This
small village on the River Cray near the Old Maidstone Road was given
to Bishop Odo (c.1030 1097), the half brother of William the
Conqueror, along with nearby Ruxley as part of the
Domesday Survey in
1086.
During the reign of Richard I (1157 1199) the manor of Ruxley
(including North Cray) came into the possession of the Rokesle family.
The two parishes of North Cray and Ruxley were united in 1557 when the
hamlet of Ruxley with its church was abandoned.

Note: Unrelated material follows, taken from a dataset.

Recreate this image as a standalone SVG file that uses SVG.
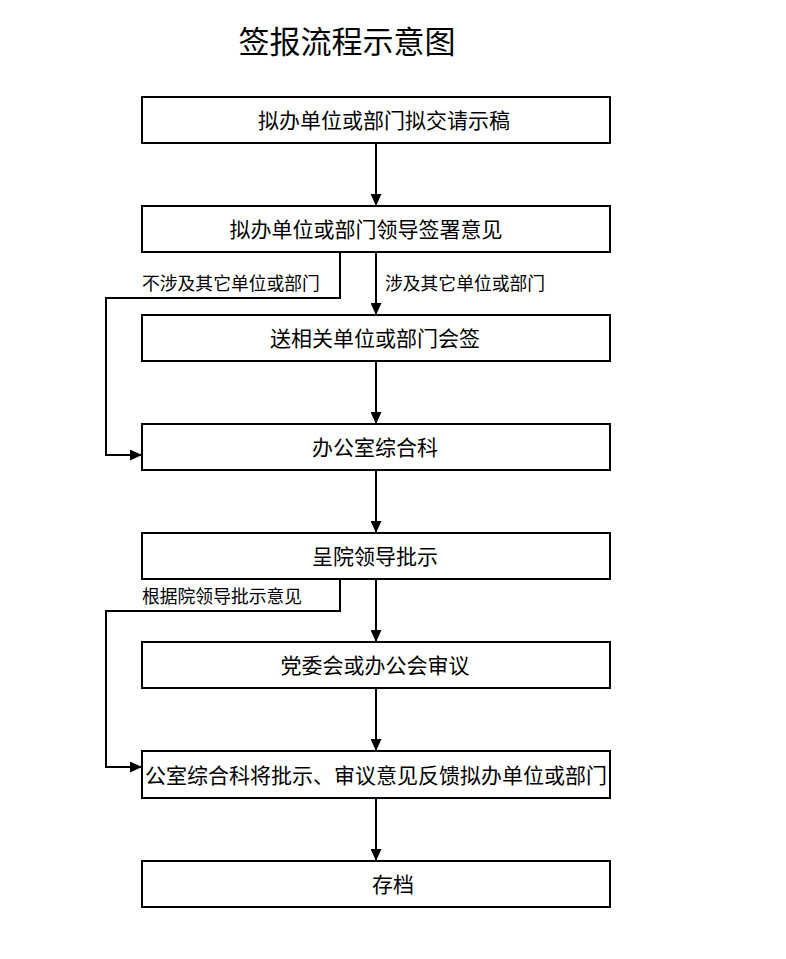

From such inauspicious beginnings North Cray became almost a private
estate for the wealthy. By the beginning of the 18th century large
houses with magnificent ornate gardens lined the banks of the River
Cray. Houses such as North Cray Place, Loring Hall and Vale Mascal
were owned by people like Lord Castlereagh (Chief Secretary for
Ireland 1798 1801 and Foreign Secretary 1812 22) and Lord
Vansittart (Permanent Under-Secretary of State for Foreign Affairs
1930 38).
Perhaps the most important house in the area was North Cray
Place (formerly Pike Place). The earliest reference to it is
in 1738, when the house was sold to Jeffry Hetherington whose
descendants were clergymen at St Jamess Church. The house was
demolished in 1962 and the site used by Sidcup
and Chislehurst Urban District Council for the North Cray Housing
Estate.
But many of the other historic buildings in North Cray remain, despite
the building of a dual carriageway through the heart of the village in
1968. It was during the construction of this road that a medieval hall
house was discovered. The house was taken down and re-erected at the
Weald and Downland Museum in
the Sussex countryside near Chichester.
The Church of St James is essentially 19th-century, although it is
thought that a small church stood on the site as far back as Saxon
times. The nave of the current church was built in 1850 52, the
chancel in 1871 and the tower in 1857.
The area had its own school from 1777. The surviving school and
schoolhouse, formerly North Cray National School but now owned
privately, were built in 1860.
Foots Cray Meadows were formed from the part of the combined
estates of Foots Cray
and North Cray Places and these were linked by Five Arches Bridge,
built in 1782 as part of a major redesigning of the gardens
thought to have been carried out by Capability Brown (1715
83).
The village retains much of its character, especially in the area
around The White Cross pub and Loring Hall.